** begin DATA SEGMENT **
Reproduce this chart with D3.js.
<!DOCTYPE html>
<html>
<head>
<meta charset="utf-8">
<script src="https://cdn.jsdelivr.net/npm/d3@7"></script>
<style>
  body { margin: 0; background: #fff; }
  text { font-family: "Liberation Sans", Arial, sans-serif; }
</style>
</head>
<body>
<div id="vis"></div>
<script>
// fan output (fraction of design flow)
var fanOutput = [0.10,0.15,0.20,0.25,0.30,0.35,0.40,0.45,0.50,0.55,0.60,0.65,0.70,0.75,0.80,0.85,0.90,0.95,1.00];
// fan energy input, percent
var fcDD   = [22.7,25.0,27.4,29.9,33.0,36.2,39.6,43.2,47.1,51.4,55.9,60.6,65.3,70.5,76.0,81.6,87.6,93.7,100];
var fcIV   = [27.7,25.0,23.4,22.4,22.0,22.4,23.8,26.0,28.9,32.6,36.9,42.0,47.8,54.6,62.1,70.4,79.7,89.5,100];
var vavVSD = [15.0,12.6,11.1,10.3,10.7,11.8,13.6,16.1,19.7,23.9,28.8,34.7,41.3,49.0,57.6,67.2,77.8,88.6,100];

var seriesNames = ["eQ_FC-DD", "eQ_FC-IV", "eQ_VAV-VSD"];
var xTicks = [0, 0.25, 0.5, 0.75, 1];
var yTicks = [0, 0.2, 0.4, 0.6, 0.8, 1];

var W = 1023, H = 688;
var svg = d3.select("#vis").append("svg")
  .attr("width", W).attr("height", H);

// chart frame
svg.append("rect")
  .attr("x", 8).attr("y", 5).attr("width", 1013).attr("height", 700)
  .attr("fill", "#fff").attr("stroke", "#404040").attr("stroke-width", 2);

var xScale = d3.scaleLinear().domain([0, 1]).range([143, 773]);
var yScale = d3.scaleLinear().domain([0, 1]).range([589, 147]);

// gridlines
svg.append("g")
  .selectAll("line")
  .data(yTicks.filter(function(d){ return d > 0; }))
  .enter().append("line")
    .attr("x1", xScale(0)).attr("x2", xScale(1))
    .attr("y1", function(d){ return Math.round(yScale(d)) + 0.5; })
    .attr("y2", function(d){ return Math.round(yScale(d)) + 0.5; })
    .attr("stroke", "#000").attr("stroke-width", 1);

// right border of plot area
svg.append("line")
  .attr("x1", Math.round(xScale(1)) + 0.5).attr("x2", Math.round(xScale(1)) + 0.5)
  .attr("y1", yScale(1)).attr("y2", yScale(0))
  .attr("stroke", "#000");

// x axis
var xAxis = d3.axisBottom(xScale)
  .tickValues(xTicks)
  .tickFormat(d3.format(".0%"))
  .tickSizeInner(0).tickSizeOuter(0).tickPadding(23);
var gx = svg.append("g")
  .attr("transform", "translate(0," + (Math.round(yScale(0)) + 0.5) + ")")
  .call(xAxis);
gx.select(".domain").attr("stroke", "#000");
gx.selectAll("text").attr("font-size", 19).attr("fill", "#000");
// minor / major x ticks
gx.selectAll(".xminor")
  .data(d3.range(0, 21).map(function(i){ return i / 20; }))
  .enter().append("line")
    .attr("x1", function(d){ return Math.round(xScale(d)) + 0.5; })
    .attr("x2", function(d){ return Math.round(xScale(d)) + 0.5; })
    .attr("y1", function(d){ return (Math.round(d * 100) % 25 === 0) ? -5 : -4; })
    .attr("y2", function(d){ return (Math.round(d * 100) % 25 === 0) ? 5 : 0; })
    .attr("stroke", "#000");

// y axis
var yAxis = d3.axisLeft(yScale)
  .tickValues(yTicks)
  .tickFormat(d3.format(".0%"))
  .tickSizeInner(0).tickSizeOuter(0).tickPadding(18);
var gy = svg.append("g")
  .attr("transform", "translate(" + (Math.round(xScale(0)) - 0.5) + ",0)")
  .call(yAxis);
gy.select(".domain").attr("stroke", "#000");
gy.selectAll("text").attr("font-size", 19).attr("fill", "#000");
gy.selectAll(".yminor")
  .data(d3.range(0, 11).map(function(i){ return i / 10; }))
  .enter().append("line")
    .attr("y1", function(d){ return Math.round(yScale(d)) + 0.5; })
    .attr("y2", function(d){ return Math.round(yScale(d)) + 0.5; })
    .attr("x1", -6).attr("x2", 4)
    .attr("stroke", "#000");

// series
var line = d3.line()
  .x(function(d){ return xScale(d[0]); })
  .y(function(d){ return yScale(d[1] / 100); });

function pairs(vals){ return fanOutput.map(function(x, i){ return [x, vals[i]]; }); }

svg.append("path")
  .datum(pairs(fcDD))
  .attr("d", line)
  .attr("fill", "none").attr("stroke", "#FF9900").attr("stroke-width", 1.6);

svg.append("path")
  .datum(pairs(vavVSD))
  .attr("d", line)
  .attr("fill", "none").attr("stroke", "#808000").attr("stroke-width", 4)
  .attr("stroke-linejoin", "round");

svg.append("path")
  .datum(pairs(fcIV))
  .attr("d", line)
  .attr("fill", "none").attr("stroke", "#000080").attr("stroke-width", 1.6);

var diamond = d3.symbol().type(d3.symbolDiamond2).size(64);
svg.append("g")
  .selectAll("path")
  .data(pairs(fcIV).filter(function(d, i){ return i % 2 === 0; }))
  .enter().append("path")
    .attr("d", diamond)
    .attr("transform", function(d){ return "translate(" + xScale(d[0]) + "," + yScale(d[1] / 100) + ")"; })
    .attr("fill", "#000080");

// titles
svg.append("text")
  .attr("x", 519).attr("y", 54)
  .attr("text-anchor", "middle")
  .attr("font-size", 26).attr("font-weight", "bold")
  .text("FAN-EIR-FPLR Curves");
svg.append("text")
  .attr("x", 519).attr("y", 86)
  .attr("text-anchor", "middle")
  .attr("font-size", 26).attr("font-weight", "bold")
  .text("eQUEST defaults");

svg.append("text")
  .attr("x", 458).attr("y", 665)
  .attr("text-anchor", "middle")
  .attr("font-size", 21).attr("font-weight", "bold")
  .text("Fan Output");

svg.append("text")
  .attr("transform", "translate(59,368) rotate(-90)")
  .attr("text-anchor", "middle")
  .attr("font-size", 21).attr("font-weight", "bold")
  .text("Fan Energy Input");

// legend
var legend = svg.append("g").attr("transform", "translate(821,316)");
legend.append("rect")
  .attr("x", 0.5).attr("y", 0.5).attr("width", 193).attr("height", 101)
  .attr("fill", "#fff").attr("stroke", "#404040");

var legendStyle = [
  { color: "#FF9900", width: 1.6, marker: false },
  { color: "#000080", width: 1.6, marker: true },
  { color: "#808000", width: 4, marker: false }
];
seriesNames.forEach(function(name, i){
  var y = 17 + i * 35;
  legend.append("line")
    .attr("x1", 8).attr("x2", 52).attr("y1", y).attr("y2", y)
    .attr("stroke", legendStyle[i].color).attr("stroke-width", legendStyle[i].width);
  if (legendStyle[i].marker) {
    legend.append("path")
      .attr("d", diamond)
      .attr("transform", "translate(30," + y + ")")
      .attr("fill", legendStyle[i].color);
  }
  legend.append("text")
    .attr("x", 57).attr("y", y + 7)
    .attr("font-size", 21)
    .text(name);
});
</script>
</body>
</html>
** end DATA SEGMENT **
- **INSTRUCTIONS TO FOLLOW**
Type out the full listing again, exactly as given.

- **ANSWER BELOW**
Reproduce this chart with D3.js.
<!DOCTYPE html>
<html>
<head>
<meta charset="utf-8">
<script src="https://cdn.jsdelivr.net/npm/d3@7"></script>
<style>
  body { margin: 0; background: #fff; }
  text { font-family: "Liberation Sans", Arial, sans-serif; }
</style>
</head>
<body>
<div id="vis"></div>
<script>
// fan output (fraction of design flow)
var fanOutput = [0.10,0.15,0.20,0.25,0.30,0.35,0.40,0.45,0.50,0.55,0.60,0.65,0.70,0.75,0.80,0.85,0.90,0.95,1.00];
// fan energy input, percent
var fcDD   = [22.7,25.0,27.4,29.9,33.0,36.2,39.6,43.2,47.1,51.4,55.9,60.6,65.3,70.5,76.0,81.6,87.6,93.7,100];
var fcIV   = [27.7,25.0,23.4,22.4,22.0,22.4,23.8,26.0,28.9,32.6,36.9,42.0,47.8,54.6,62.1,70.4,79.7,89.5,100];
var vavVSD = [15.0,12.6,11.1,10.3,10.7,11.8,13.6,16.1,19.7,23.9,28.8,34.7,41.3,49.0,57.6,67.2,77.8,88.6,100];

var seriesNames = ["eQ_FC-DD", "eQ_FC-IV", "eQ_VAV-VSD"];
var xTicks = [0, 0.25, 0.5, 0.75, 1];
var yTicks = [0, 0.2, 0.4, 0.6, 0.8, 1];

var W = 1023, H = 688;
var svg = d3.select("#vis").append("svg")
  .attr("width", W).attr("height", H);

// chart frame
svg.append("rect")
  .attr("x", 8).attr("y", 5).attr("width", 1013).attr("height", 700)
  .attr("fill", "#fff").attr("stroke", "#404040").attr("stroke-width", 2);

var xScale = d3.scaleLinear().domain([0, 1]).range([143, 773]);
var yScale = d3.scaleLinear().domain([0, 1]).range([589, 147]);

// gridlines
svg.append("g")
  .selectAll("line")
  .data(yTicks.filter(function(d){ return d > 0; }))
  .enter().append("line")
    .attr("x1", xScale(0)).attr("x2", xScale(1))
    .attr("y1", function(d){ return Math.round(yScale(d)) + 0.5; })
    .attr("y2", function(d){ return Math.round(yScale(d)) + 0.5; })
    .attr("stroke", "#000").attr("stroke-width", 1);

// right border of plot area
svg.append("line")
  .attr("x1", Math.round(xScale(1)) + 0.5).attr("x2", Math.round(xScale(1)) + 0.5)
  .attr("y1", yScale(1)).attr("y2", yScale(0))
  .attr("stroke", "#000");

// x axis
var xAxis = d3.axisBottom(xScale)
  .tickValues(xTicks)
  .tickFormat(d3.format(".0%"))
  .tickSizeInner(0).tickSizeOuter(0).tickPadding(23);
var gx = svg.append("g")
  .attr("transform", "translate(0," + (Math.round(yScale(0)) + 0.5) + ")")
  .call(xAxis);
gx.select(".domain").attr("stroke", "#000");
gx.selectAll("text").attr("font-size", 19).attr("fill", "#000");
// minor / major x ticks
gx.selectAll(".xminor")
  .data(d3.range(0, 21).map(function(i){ return i / 20; }))
  .enter().append("line")
    .attr("x1", function(d){ return Math.round(xScale(d)) + 0.5; })
    .attr("x2", function(d){ return Math.round(xScale(d)) + 0.5; })
    .attr("y1", function(d){ return (Math.round(d * 100) % 25 === 0) ? -5 : -4; })
    .attr("y2", function(d){ return (Math.round(d * 100) % 25 === 0) ? 5 : 0; })
    .attr("stroke", "#000");

// y axis
var yAxis = d3.axisLeft(yScale)
  .tickValues(yTicks)
  .tickFormat(d3.format(".0%"))
  .tickSizeInner(0).tickSizeOuter(0).tickPadding(18);
var gy = svg.append("g")
  .attr("transform", "translate(" + (Math.round(xScale(0)) - 0.5) + ",0)")
  .call(yAxis);
gy.select(".domain").attr("stroke", "#000");
gy.selectAll("text").attr("font-size", 19).attr("fill", "#000");
gy.selectAll(".yminor")
  .data(d3.range(0, 11).map(function(i){ return i / 10; }))
  .enter().append("line")
    .attr("y1", function(d){ return Math.round(yScale(d)) + 0.5; })
    .attr("y2", function(d){ return Math.round(yScale(d)) + 0.5; })
    .attr("x1", -6).attr("x2", 4)
    .attr("stroke", "#000");

// series
var line = d3.line()
  .x(function(d){ return xScale(d[0]); })
  .y(function(d){ return yScale(d[1] / 100); });

function pairs(vals){ return fanOutput.map(function(x, i){ return [x, vals[i]]; }); }

svg.append("path")
  .datum(pairs(fcDD))
  .attr("d", line)
  .attr("fill", "none").attr("stroke", "#FF9900").attr("stroke-width", 1.6);

svg.append("path")
  .datum(pairs(vavVSD))
  .attr("d", line)
  .attr("fill", "none").attr("stroke", "#808000").attr("stroke-width", 4)
  .attr("stroke-linejoin", "round");

svg.append("path")
  .datum(pairs(fcIV))
  .attr("d", line)
  .attr("fill", "none").attr("stroke", "#000080").attr("stroke-width", 1.6);

var diamond = d3.symbol().type(d3.symbolDiamond2).size(64);
svg.append("g")
  .selectAll("path")
  .data(pairs(fcIV).filter(function(d, i){ return i % 2 === 0; }))
  .enter().append("path")
    .attr("d", diamond)
    .attr("transform", function(d){ return "translate(" + xScale(d[0]) + "," + yScale(d[1] / 100) + ")"; })
    .attr("fill", "#000080");

// titles
svg.append("text")
  .attr("x", 519).attr("y", 54)
  .attr("text-anchor", "middle")
  .attr("font-size", 26).attr("font-weight", "bold")
  .text("FAN-EIR-FPLR Curves");
svg.append("text")
  .attr("x", 519).attr("y", 86)
  .attr("text-anchor", "middle")
  .attr("font-size", 26).attr("font-weight", "bold")
  .text("eQUEST defaults");

svg.append("text")
  .attr("x", 458).attr("y", 665)
  .attr("text-anchor", "middle")
  .attr("font-size", 21).attr("font-weight", "bold")
  .text("Fan Output");

svg.append("text")
  .attr("transform", "translate(59,368) rotate(-90)")
  .attr("text-anchor", "middle")
  .attr("font-size", 21).attr("font-weight", "bold")
  .text("Fan Energy Input");

// legend
var legend = svg.append("g").attr("transform", "translate(821,316)");
legend.append("rect")
  .attr("x", 0.5).attr("y", 0.5).attr("width", 193).attr("height", 101)
  .attr("fill", "#fff").attr("stroke", "#404040");

var legendStyle = [
  { color: "#FF9900", width: 1.6, marker: false },
  { color: "#000080", width: 1.6, marker: true },
  { color: "#808000", width: 4, marker: false }
];
seriesNames.forEach(function(name, i){
  var y = 17 + i * 35;
  legend.append("line")
    .attr("x1", 8).attr("x2", 52).attr("y1", y).attr("y2", y)
    .attr("stroke", legendStyle[i].color).attr("stroke-width", legendStyle[i].width);
  if (legendStyle[i].marker) {
    legend.append("path")
      .attr("d", diamond)
      .attr("transform", "translate(30," + y + ")")
      .attr("fill", legendStyle[i].color);
  }
  legend.append("text")
    .attr("x", 57).attr("y", y + 7)
    .attr("font-size", 21)
    .text(name);
});
</script>
</body>
</html>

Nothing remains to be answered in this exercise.